Point of Empowerment: These beliefs start to form in early childhood. They tend to be fixed as they operate in ways that are transparent to us.
Beliefs About Ourselves
Beliefs about ourselves compose our self-image. These beliefs determine how we feel about ourselves and what we think, feel, and do. These examples are somewhat black and white, all or nothing, which is unrealistic, though we may think this way. They illustrate how beliefs compose our self-image.
I am (I believe myself to be): a good communicator, a poor dancer, a logical (or illogical) thinker, a loving (or unloving) spouse, an effective (or an ineffective) parent, lovable (or unlovable).
Let’s see how this works.
- If I am a good communicator: the thoughts and feelings that I express are clear. I act with self-confidence as I communicate with others. As others respond positively, my self-image as a good communicator is reinforced.
- As a poor dancer I become very self-conscious and anxious on the dance floor. This causes me to be awkward in my movements. I then continue to see myself as a poor dancer.
- If I am an effective parent: I learn what I need to know about parenting and effectively put that knowledge into action. I learn from my mistakes, understanding that no parent is perfect. My self-image as an effective parent is reinforced.
- If I am lovable I treat others with love and know that they will treat me with love. As I receive love from others, my self-image as lovable is reinforced.

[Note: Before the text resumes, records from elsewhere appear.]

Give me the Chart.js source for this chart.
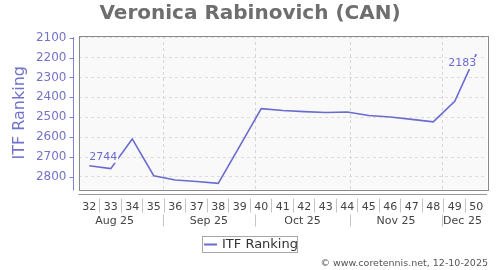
<!DOCTYPE html>
<html>
<head>
<meta charset="utf-8">
<script src="https://cdn.jsdelivr.net/npm/chart.js@4/dist/chart.umd.min.js"></script>
<style>
  html, body { margin: 0; padding: 0; background: #fff; }
  #wrap { width: 500px; height: 270px; }
</style>
</head>
<body>
<div id="wrap"><canvas id="rankChart" width="500" height="270"></canvas></div>
<script>
// Weekly ITF ranking
const weeks = [32, 33, 34, 35, 36, 37, 38, 39, 40, 41, 42, 43, 44, 45, 46, 47, 48, 49, 50];
const ranks = [2744, 2758, 2609, 2794, 2815, 2823, 2832, 2645, 2457, 2466, 2472, 2476, 2474, 2491, 2499, 2511, 2523, 2420, 2183];
const rankTicks = [2100, 2200, 2300, 2400, 2500, 2600, 2700, 2800];
// month starts and label centres, in week units
const monthStarts = [35.42, 39.70, 44.14, 48.40];
const monthNames = ['Aug 25', 'Sep 25', 'Oct 25', 'Nov 25', 'Dec 25'];
const monthMids = [33.18, 37.56, 41.92, 46.27, 49.36];

const purple = '#6b6bcf';
const fmt = v => String(v);

// Plot box, axes, month row, legend and footer
const decor = {
    id: 'decor',
    beforeDraw(chart) {
        const { ctx, chartArea: a, scales: { x } } = chart;
        ctx.save();
        ctx.fillStyle = '#f9f9f9';
        ctx.fillRect(a.left, a.top, a.right - a.left, a.bottom - a.top);
        ctx.strokeStyle = '#d6d6d6';
        ctx.lineWidth = 1;
        ctx.setLineDash([3, 3]);
        monthStarts.forEach(m => {
            const px = Math.round(x.getPixelForValue(m)) + 0.5;
            ctx.beginPath();
            ctx.moveTo(px, a.top);
            ctx.lineTo(px, a.bottom);
            ctx.stroke();
        });
        ctx.restore();
    },
    afterDatasetsDraw(chart) {
        const { ctx, chartArea: a } = chart;
        const pts = chart.getDatasetMeta(0).data;
        ctx.save();
        ctx.font = '11px "DejaVu Sans"';
        ctx.textBaseline = 'middle';
        const labels = [
            { i: 0, dx: 0, dy: -9, align: 'left' },
            { i: pts.length - 1, dx: 0, dy: 9, align: 'right' }
        ];
        labels.forEach(l => {
            const p = pts[l.i];
            const txt = fmt(ranks[l.i]);
            const w = ctx.measureText(txt).width;
            const x0 = l.align === 'left' ? p.x + l.dx : p.x + l.dx - w;
            ctx.fillStyle = '#f9f9f9';
            ctx.fillRect(x0 - 1, p.y + l.dy - 6, w + 2, 12);
            ctx.fillStyle = purple;
            ctx.textAlign = l.align;
            ctx.fillText(txt, p.x + l.dx, p.y + l.dy);
        });

        // plot frame
        ctx.strokeStyle = '#8a8a8a';
        ctx.lineWidth = 1;
        ctx.strokeRect(Math.round(a.left) + 0.5, Math.round(a.top) + 0.5,
            Math.round(a.right - a.left), Math.round(a.bottom - a.top));
        ctx.restore();
    },
    afterDraw(chart) {
        const { ctx, chartArea: a, scales: { x, y } } = chart;
        ctx.save();
        ctx.setLineDash([]);
        ctx.lineWidth = 1;

        // y axis line and ticks
        const yx = Math.round(a.left) - 5.5;
        ctx.strokeStyle = '#8080d4';
        ctx.beginPath();
        ctx.moveTo(yx, a.top + 1);
        ctx.lineTo(yx, a.bottom + 1);
        rankTicks.forEach(t => {
            const py = Math.round(y.getPixelForValue(t)) + 0.5;
            ctx.moveTo(yx - 4, py);
            ctx.lineTo(yx, py);
        });
        ctx.stroke();

        // x axis line
        const ax = Math.round(a.bottom) + 4.5;
        ctx.strokeStyle = '#999';
        ctx.beginPath();
        ctx.moveTo(a.left, ax);
        ctx.lineTo(a.right, ax);
        ctx.stroke();

        // week separators
        ctx.strokeStyle = '#c4c4c4';
        ctx.beginPath();
        for (let i = 0; i < weeks.length - 1; i++) {
            const mid = (weeks[i] + weeks[i + 1]) / 2;
            const px = Math.round(x.getPixelForValue(mid)) - 0.5;
            ctx.moveTo(px, ax + 4);
            ctx.lineTo(px, ax + 18);
        }
        monthStarts.forEach(m => {
            const px = Math.round(x.getPixelForValue(m)) + 0.5;
            ctx.moveTo(px, ax + 20);
            ctx.lineTo(px, ax + 32);
        });
        ctx.stroke();

        // month labels
        ctx.fillStyle = '#444';
        ctx.font = '11px "DejaVu Sans"';
        ctx.textAlign = 'center';
        ctx.textBaseline = 'middle';
        monthNames.forEach((m, i) => {
            ctx.fillText(m, x.getPixelForValue(monthMids[i]), ax + 27);
        });

        // legend
        ctx.strokeStyle = '#a8a8a8';
        ctx.strokeRect(202.5, 236.5, 95, 16);
        ctx.strokeStyle = purple;
        ctx.lineWidth = 2;
        ctx.beginPath();
        ctx.moveTo(204, 244.5);
        ctx.lineTo(217, 244.5);
        ctx.stroke();
        ctx.fillStyle = '#333';
        ctx.font = '13px "DejaVu Sans"';
        ctx.textAlign = 'left';
        ctx.fillText(chart.data.datasets[0].label, 222, 245);

        // footer
        ctx.fillStyle = '#555';
        ctx.font = '9.5px "DejaVu Sans"';
        ctx.textAlign = 'right';
        ctx.fillText('\u00a9 www.coretennis.net, 12-10-2025', 488, 264);
        ctx.restore();
    }
};

new Chart(document.getElementById('rankChart'), {
    type: 'line',
    data: {
        labels: weeks,
        datasets: [{
            label: 'ITF Ranking',
            data: weeks.map((w, i) => ({ x: w, y: ranks[i] })),
            borderColor: purple,
            borderWidth: 1.6,
            pointRadius: 0,
            tension: 0,
            fill: false
        }]
    },
    options: {
        responsive: false,
        animation: false,
        layout: { padding: { left: 13, right: 13, top: 0, bottom: 0 } },
        plugins: {
            legend: { display: false },
            tooltip: { enabled: false },
            title: {
                display: true,
                text: 'Veronica Rabinovich (CAN)',
                color: '#6e6e6e',
                font: { family: 'DejaVu Sans', size: 20, weight: 'bold' },
                padding: { top: 2, bottom: 10 }
            }
        },
        scales: {
            x: {
                type: 'linear',
                min: 31.5,
                max: 50.5,
                afterBuildTicks: scale => { scale.ticks = weeks.map(w => ({ value: w })); },
                afterFit: scale => { scale.height = 80.5; },
                grid: { display: false, drawTicks: false },
                border: { display: false },
                ticks: {
                    padding: 11,
                    maxRotation: 0,
                    autoSkip: false,
                    color: '#444',
                    font: { family: 'DejaVu Sans', size: 11 },
                    callback: v => String(v)
                }
            },
            y: {
                reverse: true,
                min: 2092,
                max: 2863,
                afterBuildTicks: scale => { scale.ticks = rankTicks.map(t => ({ value: t })); },
                afterFit: scale => { scale.width = 65.5; },
                grid: { color: '#dcdcdc', drawTicks: false },
                border: { display: false, dash: [3, 3] },
                ticks: {
                    padding: 12,
                    color: '#7373cc',
                    font: { family: 'DejaVu Sans', size: 12 },
                    callback: v => fmt(v)
                },
                title: {
                    display: true,
                    text: 'ITF Ranking',
                    color: '#7373cc',
                    font: { family: 'DejaVu Sans', size: 16 },
                    padding: { top: -3, bottom: 0 }
                }
            }
        }
    },
    plugins: [decor]
});
</script>
</body>
</html>
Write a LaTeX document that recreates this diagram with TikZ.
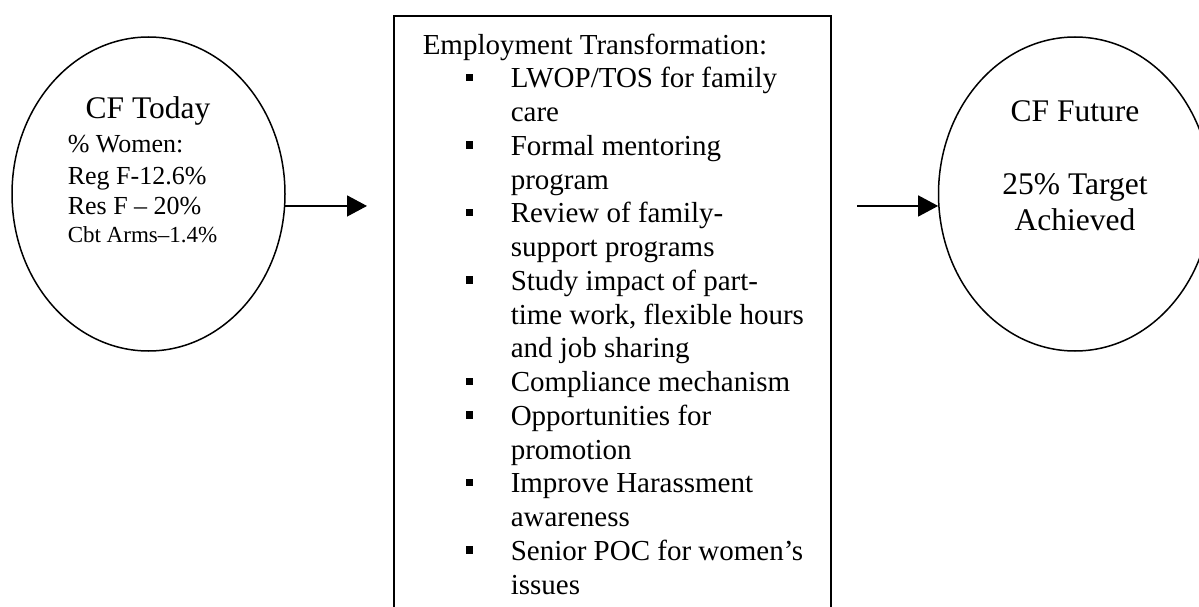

Point of Empowerment: Whether our self-image is positive or negative, we act in ways that are in accordance with those beliefs. We interpret the feedback we get from others in ways that reinforces our self-image.
Beliefs About Our Values
Our values are beliefs about what is important to us and what matters in our lives. When we value something, we give it our attention and devote our time and energy to it. In the reverse direction, what we pay attention to and devote our time and energy to, shows us what we value. What we value is a component of our self-definition, our identity—who we believe ourselves to be. Our values are also connected to our self-esteem.
- I value my work, therefore I spend many hours of the week at work and give it a lot of my attention. When I do well at my work I feel good about myself, my self-esteem goes up.
- I value honesty. I define myself as an honest person. When I am honest I feel good about myself, my self-esteem goes up. When I am dishonest I feel badly about myself, my self-esteem goes down.
- I value feeling safe and secure. As I believe that the world is a dangerous place, I act defensively and aggressively at times. I do not take risks, even though I feel frustrated with myself because I know that I miss out on much that life has to offer.
Beliefs About What is Possible for Us
Our belief in what is possible for us is future oriented. As we look toward the future we ask: “What can I have or do and who can I become?” If we think something is possible we will act to create it. If we don’t think it is possible we will not attempt any action. There is also “maybe it is possible, maybe not.” With maybe, we may attempt to create something and act “halfheartedly,” not making our best effort. We may or may not get what we want. For example:
- I believe that it is possible for me to go out this weekend since I am off from work. I therefore make plans with friends.
- I believe that it is possible for me to win this tennis match. I put my best effort into the game.
- I don’t believe that it is possible for me to win this tennis match. I don’t put forth my best effort.
- I believe that I could find the girl/guy of my dreams. I therefore go on dates with optimism and hope.
- I don’t believe that it is possible for me to find a rewarding career. Therefore, I approach each job I have with pessimism and a lack of enthusiasm, guaranteeing my lack of fulfillment. Each unrewarding job experience confirms my belief that I will not find a rewarding career.
We have taken another step in our exploration of beliefs. Hopefully we have demonstrated how important beliefs are. In future letters we will explore other characteristics of beliefs and describe how to identify and change our beliefs.